Goldin and other advocates are supporting initiatives to help the trusts acquire land, including Restler’s bill to give them the first crack at the development of public land. Another piece of legislation is the city Community Opportunity to Purchase Act, which would give the trusts and other nonprofits the first right to purchase multifamily buildings when landlords sell.
Habitat for Humanity’s Dunbar also emphasized tenant opportunities to purchase programs as an important policy tool.

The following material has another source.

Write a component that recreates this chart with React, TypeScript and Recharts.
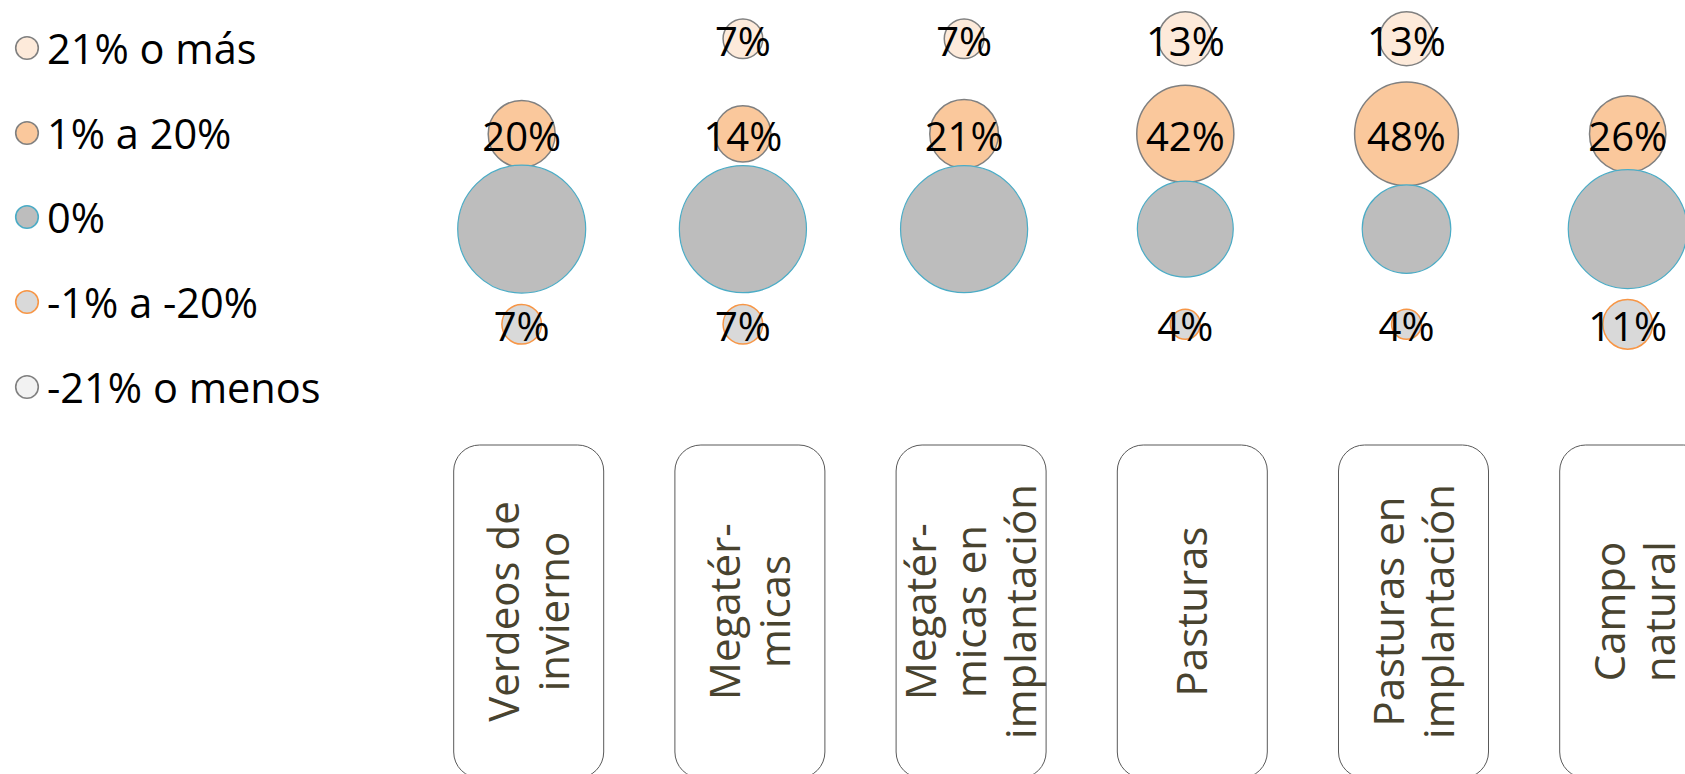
import React from 'react';
import { ScatterChart, Scatter, XAxis, YAxis, ZAxis, Legend } from 'recharts';

// ---- data ----
const CATEGORY_LINES: string[][] = [
  ['Verdeos de', 'invierno'],
  ['Megatér-', 'micas'],
  ['Megatér-', 'micas en', 'implantación'],
  ['Pasturas'],
  ['Pasturas en', 'implantación'],
  ['Campo', 'natural'],
];
const CATEGORY_INDEX = [0, 1, 2, 3, 4, 5];

const LEVELS = ['21% o más', '1% a 20%', '0%', '-1% a -20%', '-21% o menos'];
const LEVEL_ROWS = [4, 3, 2, 1, 0];

const MAS_21: (number | null)[] = [null, 7, 7, 13, 13, null];
const DE_1_A_20: (number | null)[] = [20, 14, 21, 42, 48, 26];
const CERO: (number | null)[] = [73, 72, 72, 41, 35, 63];
const DE_M1_A_M20: (number | null)[] = [7, 7, null, 4, 4, 11];
const MENOS_21: (number | null)[] = [null, null, null, null, null, null];
const SERIES_VALUES = [MAS_21, DE_1_A_20, CERO, DE_M1_A_M20, MENOS_21];
const SHOW_LABEL = [true, true, false, true, true];

// ---- styles ----
const FONT = '"Open Sans", sans-serif';
const LEVEL_FILL = ['#FDEADA', '#FAC89C', '#BDBDBD', '#D9D9D9', '#F2F2F2'];
const LEVEL_STROKE = ['#808080', '#808080', '#4BACC6', '#F79646', '#808080'];
const LEVEL_STROKE_W = [1.5, 1.5, 1.2, 1.5, 1.5];
const Z_MAX_AREA = Math.PI * 7.49 * 7.49 * 100;

const seriesData = SERIES_VALUES.map((vals, li) =>
  vals
    .map((v, i) => (v == null ? null : { x: CATEGORY_INDEX[i], y: LEVEL_ROWS[li], v }))
    .filter((d) => d != null)
);

const makeShape = (li: number) => (props: any) => {
  const { cx, cy, payload } = props;
  const size = props.size;
  const r = size != null ? Math.sqrt(size / Math.PI) : (props.width || 0) / 2;
  return (
    <g>
      <circle
        cx={cx}
        cy={cy}
        r={r}
        fill={LEVEL_FILL[li]}
        stroke={LEVEL_STROKE[li]}
        strokeWidth={LEVEL_STROKE_W[li]}
      />
      {SHOW_LABEL[li] && (
        <text
          x={cx}
          y={cy}
          dy="0.42em"
          textAnchor="middle"
          fontFamily={FONT}
          fontSize={40}
          fill="#000"
        >
          {`${payload.v}%`}
        </text>
      )}
    </g>
  );
};

const CategoryTick = (props: any) => {
  const { x, y, payload } = props;
  const lines = CATEGORY_LINES[payload.value] || [];
  const cx = x + 7;
  const top = y + 25.5;
  const w = 150;
  const h = 333;
  const midY = top + h / 2;
  return (
    <g>
      <rect
        x={cx - w / 2}
        y={top}
        width={w}
        height={h}
        rx={26}
        ry={26}
        fill="#fff"
        stroke="#595959"
        strokeWidth={1}
      />
      <text
        transform={`rotate(-90 ${cx} ${midY})`}
        x={cx}
        y={midY}
        textAnchor="middle"
        fontFamily={FONT}
        fontSize={42}
        fill="#48432F"
      >
        {lines.map((l, i) => (
          <tspan key={i} x={cx} y={midY + (i - (lines.length - 1) / 2) * 50} dy="0.36em">
            {l}
          </tspan>
        ))}
      </text>
    </g>
  );
};

const renderLegend = (props: any) => {
  const payload = [...(props.payload || [])].sort(
    (a: any, b: any) => LEVELS.indexOf(a.value) - LEVELS.indexOf(b.value)
  );
  return (
    <div style={{ fontFamily: FONT, fontSize: 41.5, color: '#000' }}>
      {payload.map((entry: any) => {
        const li = LEVELS.indexOf(entry.value);
        return (
          <div
            key={entry.value}
            style={{ height: 84.75, display: 'flex', alignItems: 'center', whiteSpace: 'nowrap' }}
          >
            <svg width={47} height={30} style={{ flex: 'none' }}>
              <circle
                cx={27}
                cy={15}
                r={11.3}
                fill={LEVEL_FILL[li]}
                stroke={LEVEL_STROKE[li]}
                strokeWidth={1.6}
              />
            </svg>
            <span>{entry.value}</span>
          </div>
        );
      })}
    </div>
  );
};

export default function App() {
  return (
    <div
      style={{
        position: 'fixed',
        left: 0,
        top: 0,
        width: 1685,
        height: 774,
        overflow: 'hidden',
        background: '#fff',
      }}
    >
      <ScatterChart
        width={1760}
        height={774}
        margin={{ top: 38.7, right: 21.7, bottom: 0, left: 411.1 }}
      >
        <XAxis
          type="number"
          dataKey="x"
          domain={[-0.5, 5.5]}
          ticks={CATEGORY_INDEX}
          interval={0}
          tick={<CategoryTick />}
          tickLine={false}
          axisLine={false}
          tickSize={0}
          tickMargin={0}
          height={354.5}
        />
        <YAxis type="number" dataKey="y" domain={[0, 4]} hide />
        <ZAxis type="number" dataKey="v" domain={[0, 100]} range={[0, Z_MAX_AREA]} />
        <Legend
          layout="vertical"
          align="center"
          verticalAlign="middle"
          content={renderLegend}
          wrapperStyle={{ left: 0, top: 5.6, width: 400, margin: 0 }}
        />
        {LEVELS.map((name, li) => (
          <Scatter
            key={name}
            name={name}
            data={seriesData[li]}
            fill={LEVEL_FILL[li]}
            stroke={LEVEL_STROKE[li]}
            shape={makeShape(li)}
            isAnimationActive={false}
          />
        ))}
      </ScatterChart>
    </div>
  );
}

“A strategy to create new home ownership in the Bronx would be to work with landlords and tenants to sell their buildings to their tenants and create home ownership where people are already living,” Dunbar said.
Where are we now?
This summer, Adams announced a major new housing plan to turn New York into a “city of yes.” The plan supported a host of items, including increased homeownership and community land trusts, but it was criticized as being vague on measuring success.
Sanchez, who was a professional urban planner before being elected, said supporting alternative housing models from the city takes investing in technical assistance for nonprofits or community land trusts, increasing access to land acquisition and new financing through New York City’s capital program.
“We’re certainly at the council … looking at how we can support more on the technical side, how we (can) get more properties into this kind of ownership, and how we (can) make sure that what we’re doing is sustainable,” Sanchez said.
Ultimately, Sanchez said the fight for more community housing was an important part of keeping New York a vibrant city. She pointed to New York’s past successes with Co-op City and the Mitchell-Lama program as inspiration.
“Land trusts and limited equity models come into the conversation because we have seen, in some cases, wild success of limited equity models,” Sanchez said. “But we haven’t prioritized them as we build our arsenal of tools to approach the affordable housing crisis in New York City.”
Clarification: This story now includes a more expansive explanation of how community land trusts and co-ops interact with each other.